The Parting of the Red Sea and the Exodus
“And Moses stretched out his hand over the sea; and the LORD caused the sea to go back by a strong east wind all that night, and made the sea dry land, and the waters were divided. And the children of Israel went into the midst of the sea upon the dry ground: and the waters were a wall unto them on their right hand, and on their left.”
(Exodus 14:21–22)
The parting of the Red Sea and the resulting Exodus are painted in King’s distinctive style that appears throughout the wall. The Red Sea, now turned literally red, complements the artist’s portrayal of the Israelites, a green mass of figures moving through the gap in the Red Sea (they move left to right, matching the sense of reading of the scenes on the wall). Unlike earlier depictions of the scene, King neglects to show God’s wrath as he chooses to solely focus on the Israelites, who are spared. Famous depictions of the parting of the Red Sea, such as Cosimo Roselli’s in the Sistine Chapel, include the drowning of the Egyptian army in pursuit of the Israelites.
The Death of Moses
“And Moses went up from the plains of Moab unto the mountain of Nebo, to the top of Pisgah, that is over against Jericho. And the LORD shewed him all the land of Gilead, unto Dan.”
(Deuteronomy 34:1)
“So Moses the servant of the LORD died there in the land of Moab, according to the word of the LORD.”
(Deuteronomy 34:4–5)
King concludes his mural on the far right side of the wall with a depiction of the Death of Moses. The prophet turns his back to us and looks out into the Promise Land. This is a simple scene, but one that displays the artist’s careful reading of the Bible, and perhaps as well his awareness of the iconographic tradition. In this as in the earlier depiction of Moses, the prophet has horns. This motif, quite frequent in art, stems from a mistranslation of the Biblical passage in which Moses returns from Mount Sinai. The Hebrew word, “qeren,” which in this case referred to rays of light, was understood as “horns,” its other meaning (see Mellinkoff).

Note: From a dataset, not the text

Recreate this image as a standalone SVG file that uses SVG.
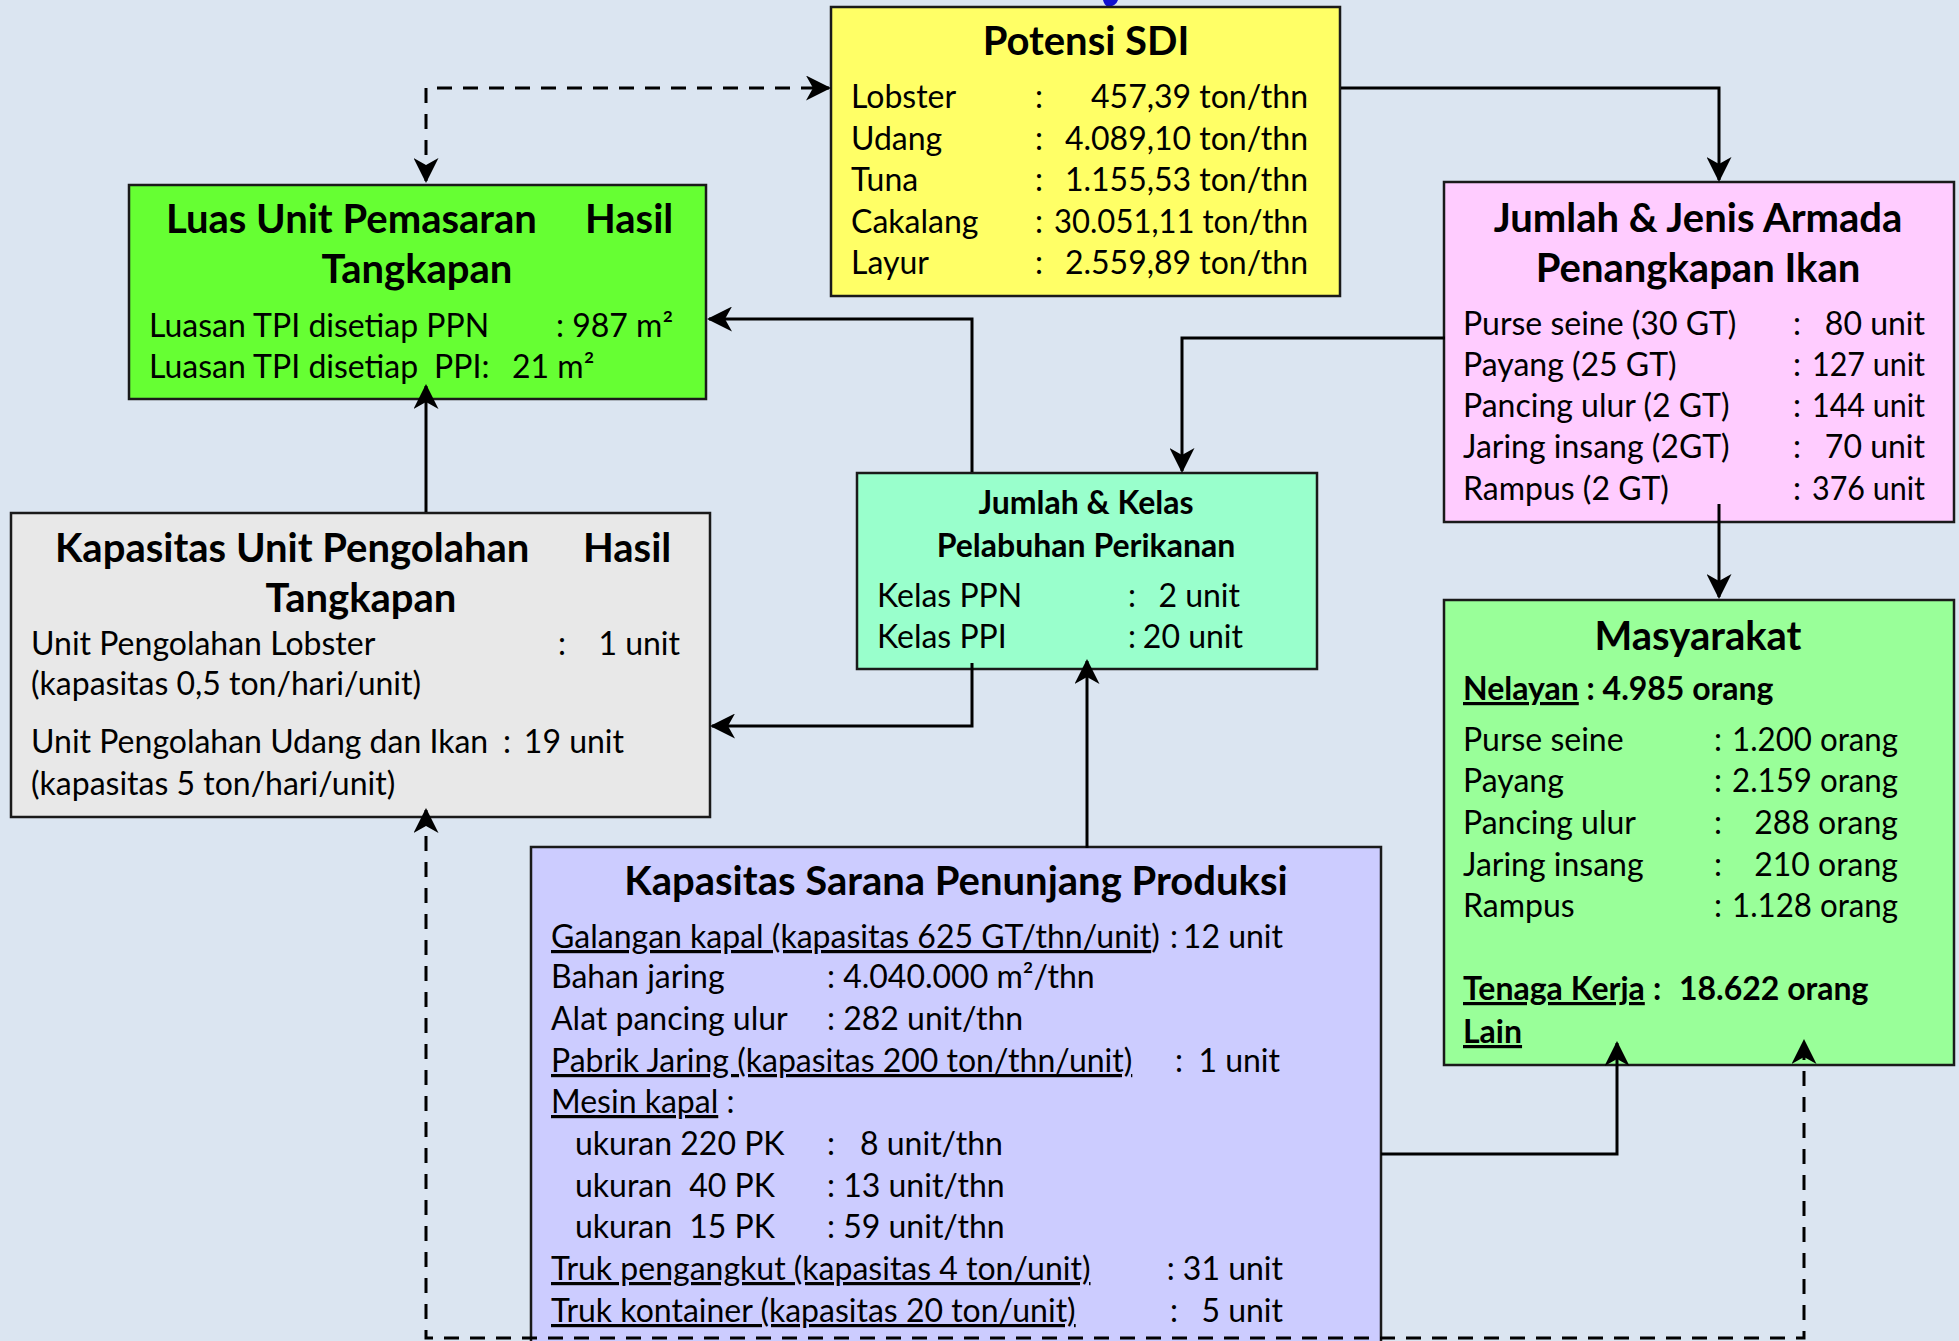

In the fresco Luca Signorelli and Bartolomeo della Gatta painted for the Sistine Chapel, we see the traditional iconography of Moses, before his death, looking out onto the Promised Land. We can also note the “horns of light” that grace the prophet’s head.
Conclusion
William King “hoped [for his mural] to have a lot of repose and serenity in spite of the subject matter” (qtd. in Cummings 46) and his final scene is peaceful and ethereal. As we have seen, many of King’s images appear to be an attempt at directly translating the text Biblical text into pictures, at times coming up with highly original solutions as he did for the figure of God above the pulpit and often selecting to focus on an optimistic reading of scriptures. Although it is possible that his South Solon work bear witness to the frescoes he would have seen during his time in Rome, his painterly style with characteristic large motion-conveying brushstrokes belongs to his time.
—Carter Dexter
- The Holy Bible: King James Version. Dallas, TX: Brown Books Publishing, 2004.
- Mellinkoff, Ruth. The Horned Moses in Medieval Art and Thought. Berkeley, CA: University of California Press, 1970.